Consumers would be interested in buying money-back annuities, providing they can secure a good deal ...
Consumers would be interested in buying money-back annuities, providing they can secure a good deal in case they die early, says research conducted by the ABI.
Called Annuities - The Consumer Experience - findings of the study were published yesterday at a meeting with DWP, Treasury, Inland Revenue, FSA and insurance officials to reveal almost half (47%) of those questioned would be willing to pay for a reduced annuity rate if they gain a money-back guarantee, similar to products Norwich Union and Prudential are hoping to launch.
That said, those questioned say they do not view their pension fund as a lump sum to be left as part of their inheritance.
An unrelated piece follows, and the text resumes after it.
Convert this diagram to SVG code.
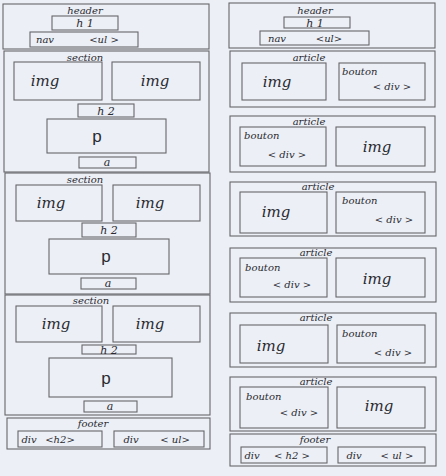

IFF research, commissioned by the ABI, was conducted with 500 people who have purchased an annuity in the last 3 years and 101 with people that have retired but have yet to annuitise their pension fund.
Further evidence also suggests there is an advice gap in the annual £6.27bn annuities market, as more affluent customers are more likely to want advice and access to niche products such as impaired life and enhanced annuities.
But a third of interviewees say they are reluctant to pay for advice, even though they need support selecting annuities.
Publication of the research is part of the ABI's campaign to persuade the government to open the annuities sector to new ideas.
Among the proposals the ABI has put forward, officials would like to see changes so a number of different pension funds can be combined to purchase one annuity.
Similarly, the ABI would like see protected rights monies treated the same as other pension fund monies, as proposed in the Pickering report, so only one annuity needs to be purchased.